Así pues, la infanta escuchó la triste historia de aquel hombre que era un hombre muy dotado para su tiempo. Un hombre que hablaba mejor que los pescadores a los que adoctrinó. Un hombre que ni nació por ósmosis ni fue concebido por una paloma como las que a diario defecan en las cabezas de los parroquianos del parque. Un profeta que fue traicionado por un listillo al que le valía madres su salvación. “Ese listillo lo que quería era dinero”, le dije. “Y por codicioso y por desleal terminó ahorcándose el muy blandengue”, así le dije a la niña para que nadie le viniera después  con cuentos de hadas. Y ella lo comprendió a la perfección, aunque no sin cierta reticencia. En fin. Cada quien interpreta la historia como le conviene, pensé, y salimos de la iglesia listas para atascarnos de helados y chocolates en el parque.

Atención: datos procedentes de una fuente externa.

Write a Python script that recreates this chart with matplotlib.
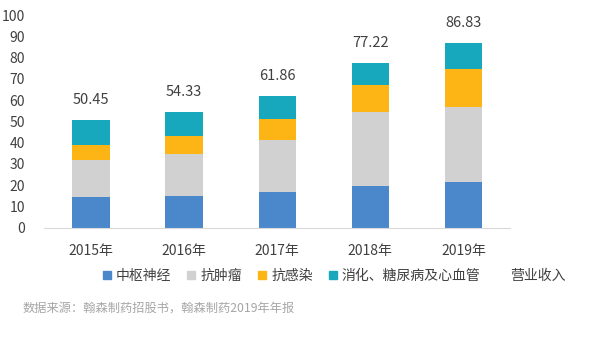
import matplotlib.pyplot as plt
from matplotlib.lines import Line2D
import numpy as np

plt.rcParams['font.family'] = ['Noto Sans CJK SC', 'DejaVu Sans']

years = ["2015年", "2016年", "2017年", "2018年", "2019年"]
cns = [14.4, 14.7, 16.9, 19.4, 21.6]          # 中枢神经
oncology = [17.6, 20.1, 24.2, 34.8, 35.0]     # 抗肿瘤
infection = [6.9, 8.5, 9.8, 12.9, 18.2]       # 抗感染
digestive = [11.55, 11.03, 10.96, 10.12, 12.03]  # 消化、糖尿病及心血管
revenue = [50.45, 54.33, 61.86, 77.22, 86.83]  # 营业收入

series = [
    ("中枢神经", cns, "#4a87cb"),
    ("抗肿瘤", oncology, "#d0d1d0"),
    ("抗感染", infection, "#fdb515"),
    ("消化、糖尿病及心血管", digestive, "#18a8bd"),
]

TXT = "#404040"

fig = plt.figure(figsize=(6, 3.53), dpi=100)
ax = fig.add_axes([0.074, 0.355, 0.776, 0.6025])

x = np.arange(len(years))
bottom = np.zeros(len(years))
handles = []
for name, vals, col in series:
    ax.bar(x, vals, 0.4, bottom=bottom, color=col, zorder=2)
    bottom += np.array(vals)
    handles.append(Line2D([], [], marker="s", color=col, linestyle="none",
                          markersize=5.5, label=name))
handles.append(Line2D([], [], color="none", label="营业收入"))

for xi, v in zip(x, revenue):
    ax.annotate(f"{v:.2f}", (xi, v), xytext=(0, 14.5), textcoords="offset points",
                ha="center", va="center", fontsize=10.5, color=TXT)

ax.set_xlim(-0.5, 4.5)
ax.set_ylim(0, 100)
ax.set_yticks(range(0, 101, 10))
ax.set_xticks(x)
ax.set_xticklabels(years)
ax.tick_params(axis="both", length=0, labelsize=10, colors=TXT)
ax.tick_params(axis="y", pad=14)
ax.tick_params(axis="x", pad=12)
for s in ["top", "right", "left"]:
    ax.spines[s].set_visible(False)
ax.spines["bottom"].set_color("#d9d9d9")

fig.legend(handles=handles, loc="center", bbox_to_anchor=(0.556, 0.218),
           ncol=5, frameon=False, fontsize=10, handlelength=0.7,
           handletextpad=0.3, columnspacing=1.1, labelcolor=TXT)

fig.text(0.037, 0.128, "数据来源：翰森制药招股书，翰森制药2019年年报",
         fontsize=8.8, color="#a6a6a6", va="center")

fig.savefig("out.png", dpi=100)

Esa misma niña a la que le conté una breve y brutal y tergiversada historia del cristianismo, estaba conmigo observando la salida de la procesión en Pahuatlán. “Mira, ahí vienen los romanos”, dije. Y la ahora adolescente volteó rápidamente para enfocar la escena mientras las  tubas y los cornos de pueblo resonaban por todo el jardín. “¿Y qué van a hacer los romanos?”, preguntó. “Serena, morena”, dije, “ellos van primero, pero ahorita sale un Jesucristo  panzón al que seguro le atizan unos buenos fuetazos como los que se merecen todos los chamacos insolentes que desobedecen a sus pobres madrecitas”. La muchachita abrió los ojos como pensando: “ah qué pinches costumbres tan bárbaras”. Y digo que pensó eso, pero seguro usó palabras más fuertes.
Total que pasaron los minutos, se nos terminaron los esquites y los garapiñados, y nunca salió el prometido Cristo panzón. No me quedaba otra más que rectificar o seguir fabulando: “bueno, bueno, alguien ha de salir. Si no es Cristo será alguna virgen”. La chamaca se me quedó viendo con cara de “Ay, no jodas mamá”. Dos, cinco minutos. Pasó un vendedor de gomitas y le chiflé. “¿A cuánto el cuarto de viboritas enchiladas?”. “Veinte varos, señora”, respondió el chavo. Pedí un cuarto de víboras y un cuarto de pistaches. En eso mi hija me jaló del suéter y dijo: “¿Ella es la virgen?”. Miré hacia la escalinata de la iglesia esperando encontrarme una virgen cerámica llevada en andas, sin embargo, la única figura que estaba parada en ese instante frente a la puerta era la de una señora pequeñita envuelta en un rebozo negro. Estuve a punto de zapear a mi muchacha por querer burlarme, pero ella hablaba en serio (lo que me pareció, más que tierno, poético)
No la saqué del error, simplemente le dije que la iglesia se había vaciado y que seguro el Cristo saldría hasta el día siguiente, es decir, el Sábado.
La niña, que estaba ansiosa por ir a una pelea de gallos, tomó una delas bolsas de gomitas que compré minutos antes y apretó el paso.
Yo me quedé pensando que aquella historia terrible del cristianismo que le conté el día del “Castillo de la bruja” la había trastocado a tal grado que prefirió bloquearla de su joven memoria, pues de no ser así, recordaría con horror que  la virgen enlutada de los templos es una fría figura de barro y no una viejecita inofensiva que asiste vicariamente a las procesiones de Semana Santa.